**Source code of charts:**
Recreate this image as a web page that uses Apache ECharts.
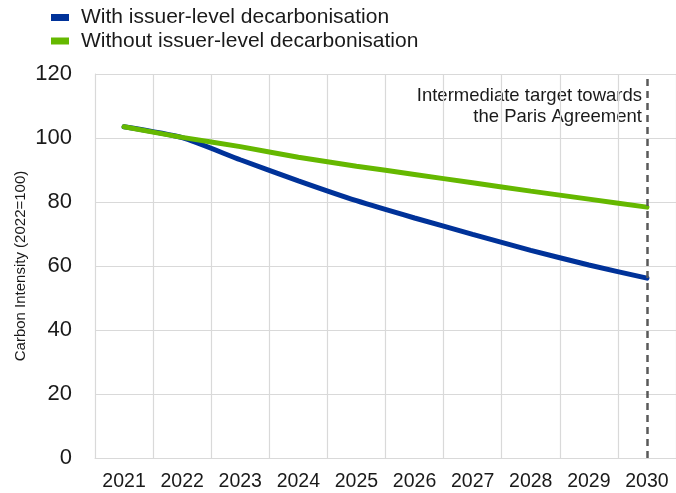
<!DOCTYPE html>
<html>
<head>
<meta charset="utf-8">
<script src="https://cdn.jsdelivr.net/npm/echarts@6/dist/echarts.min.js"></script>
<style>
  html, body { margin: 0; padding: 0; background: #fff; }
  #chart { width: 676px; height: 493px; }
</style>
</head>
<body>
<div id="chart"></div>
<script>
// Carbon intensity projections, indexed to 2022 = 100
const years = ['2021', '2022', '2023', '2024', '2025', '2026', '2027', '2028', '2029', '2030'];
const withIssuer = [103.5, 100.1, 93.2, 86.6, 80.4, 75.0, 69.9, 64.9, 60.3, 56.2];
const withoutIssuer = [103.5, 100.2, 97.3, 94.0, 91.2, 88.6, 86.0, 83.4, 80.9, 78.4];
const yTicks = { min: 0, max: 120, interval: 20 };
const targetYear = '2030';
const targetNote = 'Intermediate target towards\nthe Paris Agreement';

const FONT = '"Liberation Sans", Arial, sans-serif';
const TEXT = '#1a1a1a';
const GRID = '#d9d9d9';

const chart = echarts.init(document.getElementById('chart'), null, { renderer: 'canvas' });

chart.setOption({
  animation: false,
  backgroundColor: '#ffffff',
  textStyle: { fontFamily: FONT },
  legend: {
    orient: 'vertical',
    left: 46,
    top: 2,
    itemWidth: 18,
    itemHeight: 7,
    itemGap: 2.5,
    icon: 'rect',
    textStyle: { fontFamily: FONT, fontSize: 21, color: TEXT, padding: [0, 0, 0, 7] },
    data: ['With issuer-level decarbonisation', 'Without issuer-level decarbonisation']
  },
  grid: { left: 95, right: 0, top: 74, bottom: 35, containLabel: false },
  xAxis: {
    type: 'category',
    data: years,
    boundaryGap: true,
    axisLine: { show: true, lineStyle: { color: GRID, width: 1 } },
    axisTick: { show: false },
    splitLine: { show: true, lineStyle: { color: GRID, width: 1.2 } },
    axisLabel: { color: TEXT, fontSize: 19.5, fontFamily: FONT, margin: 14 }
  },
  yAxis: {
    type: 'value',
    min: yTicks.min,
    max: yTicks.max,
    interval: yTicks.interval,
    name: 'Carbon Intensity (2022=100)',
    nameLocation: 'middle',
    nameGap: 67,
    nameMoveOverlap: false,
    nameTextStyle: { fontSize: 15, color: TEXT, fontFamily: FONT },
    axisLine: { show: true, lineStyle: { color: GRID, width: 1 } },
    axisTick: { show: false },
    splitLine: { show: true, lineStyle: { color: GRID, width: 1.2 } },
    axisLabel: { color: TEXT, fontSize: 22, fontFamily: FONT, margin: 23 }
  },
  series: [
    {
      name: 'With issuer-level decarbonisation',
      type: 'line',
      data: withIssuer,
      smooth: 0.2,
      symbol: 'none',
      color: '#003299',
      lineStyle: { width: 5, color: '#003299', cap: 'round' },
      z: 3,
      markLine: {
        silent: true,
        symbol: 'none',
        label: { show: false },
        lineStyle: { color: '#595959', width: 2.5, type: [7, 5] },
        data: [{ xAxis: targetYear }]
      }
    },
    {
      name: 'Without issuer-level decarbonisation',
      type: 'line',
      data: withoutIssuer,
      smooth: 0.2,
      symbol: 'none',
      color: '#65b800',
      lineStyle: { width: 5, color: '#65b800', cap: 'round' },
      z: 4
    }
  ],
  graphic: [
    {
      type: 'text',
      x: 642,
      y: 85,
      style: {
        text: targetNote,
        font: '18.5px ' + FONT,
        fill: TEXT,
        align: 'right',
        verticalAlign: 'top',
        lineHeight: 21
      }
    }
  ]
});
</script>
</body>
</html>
--
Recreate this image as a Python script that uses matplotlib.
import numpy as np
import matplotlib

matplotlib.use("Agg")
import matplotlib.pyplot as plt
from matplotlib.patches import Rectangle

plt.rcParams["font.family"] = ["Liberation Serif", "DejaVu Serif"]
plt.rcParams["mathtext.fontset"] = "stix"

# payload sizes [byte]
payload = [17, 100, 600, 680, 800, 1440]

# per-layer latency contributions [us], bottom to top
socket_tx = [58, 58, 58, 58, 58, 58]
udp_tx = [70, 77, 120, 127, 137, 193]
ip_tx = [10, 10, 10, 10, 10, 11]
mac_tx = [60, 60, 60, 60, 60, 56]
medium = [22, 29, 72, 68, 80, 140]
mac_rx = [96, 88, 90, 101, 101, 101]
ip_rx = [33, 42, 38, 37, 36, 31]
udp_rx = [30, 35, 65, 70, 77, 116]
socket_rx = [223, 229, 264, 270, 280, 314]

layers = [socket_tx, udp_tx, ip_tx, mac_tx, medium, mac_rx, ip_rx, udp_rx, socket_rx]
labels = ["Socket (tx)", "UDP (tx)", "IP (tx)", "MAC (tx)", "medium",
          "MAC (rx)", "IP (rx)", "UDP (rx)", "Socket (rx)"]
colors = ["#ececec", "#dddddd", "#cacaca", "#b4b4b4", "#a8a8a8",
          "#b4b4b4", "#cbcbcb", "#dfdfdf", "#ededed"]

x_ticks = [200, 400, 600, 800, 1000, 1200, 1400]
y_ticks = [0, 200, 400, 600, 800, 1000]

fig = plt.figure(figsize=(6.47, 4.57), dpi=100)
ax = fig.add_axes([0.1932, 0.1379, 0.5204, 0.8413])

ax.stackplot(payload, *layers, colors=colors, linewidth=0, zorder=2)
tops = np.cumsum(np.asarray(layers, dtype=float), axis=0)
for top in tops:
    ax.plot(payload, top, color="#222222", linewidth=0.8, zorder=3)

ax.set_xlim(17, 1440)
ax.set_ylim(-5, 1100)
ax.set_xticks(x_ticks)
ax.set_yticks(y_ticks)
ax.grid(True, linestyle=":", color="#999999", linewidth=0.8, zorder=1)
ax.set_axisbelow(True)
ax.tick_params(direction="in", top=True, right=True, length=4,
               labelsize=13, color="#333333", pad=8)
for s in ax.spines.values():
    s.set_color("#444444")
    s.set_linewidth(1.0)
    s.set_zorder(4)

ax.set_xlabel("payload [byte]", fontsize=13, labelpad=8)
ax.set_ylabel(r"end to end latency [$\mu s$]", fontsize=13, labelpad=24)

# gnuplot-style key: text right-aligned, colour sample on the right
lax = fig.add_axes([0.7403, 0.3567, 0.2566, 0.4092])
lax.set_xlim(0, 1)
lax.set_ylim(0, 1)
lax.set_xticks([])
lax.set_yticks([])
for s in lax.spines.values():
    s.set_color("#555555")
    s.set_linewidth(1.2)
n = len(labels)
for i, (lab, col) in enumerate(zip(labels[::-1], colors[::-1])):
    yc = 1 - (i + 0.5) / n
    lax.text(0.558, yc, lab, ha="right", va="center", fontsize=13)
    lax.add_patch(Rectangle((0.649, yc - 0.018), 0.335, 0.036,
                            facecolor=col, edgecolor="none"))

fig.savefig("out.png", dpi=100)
* * *
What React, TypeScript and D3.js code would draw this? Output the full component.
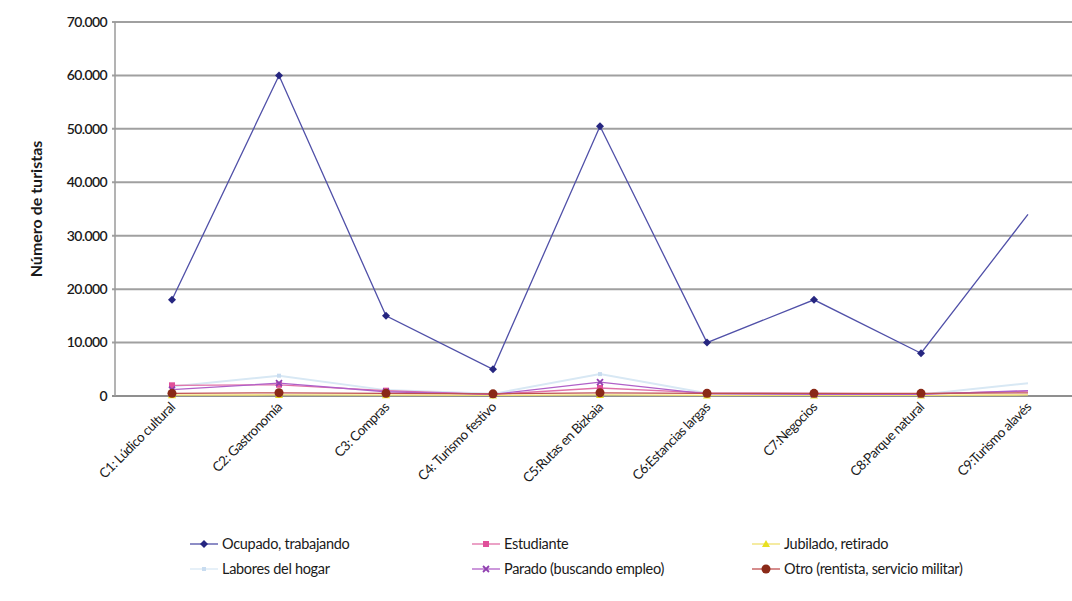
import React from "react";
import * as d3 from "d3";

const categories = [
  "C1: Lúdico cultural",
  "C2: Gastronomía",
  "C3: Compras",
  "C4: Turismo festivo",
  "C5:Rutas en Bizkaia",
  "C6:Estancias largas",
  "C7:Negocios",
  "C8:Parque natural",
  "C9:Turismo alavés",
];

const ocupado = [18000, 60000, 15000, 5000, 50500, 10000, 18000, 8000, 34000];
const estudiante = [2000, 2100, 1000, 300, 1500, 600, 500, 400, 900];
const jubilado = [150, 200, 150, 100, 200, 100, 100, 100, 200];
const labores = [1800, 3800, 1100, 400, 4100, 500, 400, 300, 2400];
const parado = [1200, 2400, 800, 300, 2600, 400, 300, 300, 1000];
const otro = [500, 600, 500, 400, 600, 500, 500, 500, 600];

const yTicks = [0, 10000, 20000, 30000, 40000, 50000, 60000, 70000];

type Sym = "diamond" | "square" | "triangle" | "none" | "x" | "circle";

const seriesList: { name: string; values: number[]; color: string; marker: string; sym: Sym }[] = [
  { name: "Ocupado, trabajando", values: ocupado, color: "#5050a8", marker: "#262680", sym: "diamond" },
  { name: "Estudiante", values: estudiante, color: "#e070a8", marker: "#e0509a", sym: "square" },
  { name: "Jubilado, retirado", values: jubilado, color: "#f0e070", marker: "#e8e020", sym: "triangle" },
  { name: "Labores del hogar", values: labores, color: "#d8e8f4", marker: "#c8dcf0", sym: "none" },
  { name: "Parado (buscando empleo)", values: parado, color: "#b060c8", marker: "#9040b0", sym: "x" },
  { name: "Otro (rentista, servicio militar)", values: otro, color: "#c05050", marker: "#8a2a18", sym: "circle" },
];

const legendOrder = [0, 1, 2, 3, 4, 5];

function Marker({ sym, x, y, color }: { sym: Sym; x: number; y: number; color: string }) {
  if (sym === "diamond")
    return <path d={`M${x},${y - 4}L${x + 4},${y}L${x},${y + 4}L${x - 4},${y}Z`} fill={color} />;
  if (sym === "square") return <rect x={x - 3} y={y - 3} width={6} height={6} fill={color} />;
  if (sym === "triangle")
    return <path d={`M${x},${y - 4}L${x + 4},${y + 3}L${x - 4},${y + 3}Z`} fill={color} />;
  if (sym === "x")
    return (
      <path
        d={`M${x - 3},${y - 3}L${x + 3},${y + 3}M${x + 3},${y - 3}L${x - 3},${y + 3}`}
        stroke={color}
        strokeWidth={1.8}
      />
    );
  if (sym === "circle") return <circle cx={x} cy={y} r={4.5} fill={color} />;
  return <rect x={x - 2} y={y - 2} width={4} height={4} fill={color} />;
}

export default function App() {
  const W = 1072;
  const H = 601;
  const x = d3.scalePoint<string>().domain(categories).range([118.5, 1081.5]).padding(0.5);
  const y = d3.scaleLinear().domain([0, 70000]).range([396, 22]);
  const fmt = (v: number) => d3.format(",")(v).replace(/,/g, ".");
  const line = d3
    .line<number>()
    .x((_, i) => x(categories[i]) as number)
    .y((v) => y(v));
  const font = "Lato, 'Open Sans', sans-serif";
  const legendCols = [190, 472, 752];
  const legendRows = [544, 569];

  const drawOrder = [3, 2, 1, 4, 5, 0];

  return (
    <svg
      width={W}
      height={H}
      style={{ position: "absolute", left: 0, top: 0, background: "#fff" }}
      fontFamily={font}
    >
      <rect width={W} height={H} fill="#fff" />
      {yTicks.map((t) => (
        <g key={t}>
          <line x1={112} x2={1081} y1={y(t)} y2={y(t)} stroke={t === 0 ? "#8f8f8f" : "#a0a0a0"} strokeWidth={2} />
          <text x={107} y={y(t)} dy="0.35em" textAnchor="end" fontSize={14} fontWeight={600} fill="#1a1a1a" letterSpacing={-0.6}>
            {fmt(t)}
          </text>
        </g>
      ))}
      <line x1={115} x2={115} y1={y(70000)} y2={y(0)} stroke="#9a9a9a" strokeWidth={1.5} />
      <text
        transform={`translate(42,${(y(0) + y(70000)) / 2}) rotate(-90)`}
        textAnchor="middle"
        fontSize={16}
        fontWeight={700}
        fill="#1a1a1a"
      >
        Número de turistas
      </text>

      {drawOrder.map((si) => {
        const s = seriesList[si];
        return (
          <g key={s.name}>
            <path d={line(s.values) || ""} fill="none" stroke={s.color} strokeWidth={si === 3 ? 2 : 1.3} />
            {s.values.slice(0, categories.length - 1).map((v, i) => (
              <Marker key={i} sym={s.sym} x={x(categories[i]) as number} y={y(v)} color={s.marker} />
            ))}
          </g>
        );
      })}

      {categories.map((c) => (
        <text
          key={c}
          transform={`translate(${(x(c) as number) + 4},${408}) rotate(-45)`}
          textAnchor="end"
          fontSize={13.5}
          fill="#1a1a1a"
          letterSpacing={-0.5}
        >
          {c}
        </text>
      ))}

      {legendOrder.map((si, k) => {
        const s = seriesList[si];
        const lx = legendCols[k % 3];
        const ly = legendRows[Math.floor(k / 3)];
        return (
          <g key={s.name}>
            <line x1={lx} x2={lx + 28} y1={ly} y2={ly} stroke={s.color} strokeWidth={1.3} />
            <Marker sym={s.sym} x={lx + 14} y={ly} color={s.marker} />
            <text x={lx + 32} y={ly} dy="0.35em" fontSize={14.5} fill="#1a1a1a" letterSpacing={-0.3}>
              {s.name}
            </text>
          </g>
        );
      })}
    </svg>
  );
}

**Written instruction:** Above are some entries; copy exactly the lines from the line with "What React, TypeScript" through the line with "import * as", both included, but none of the pictures.

**Reply:**
What React, TypeScript and D3.js code would draw this? Output the full component.
import React from "react";
import * as d3 from "d3";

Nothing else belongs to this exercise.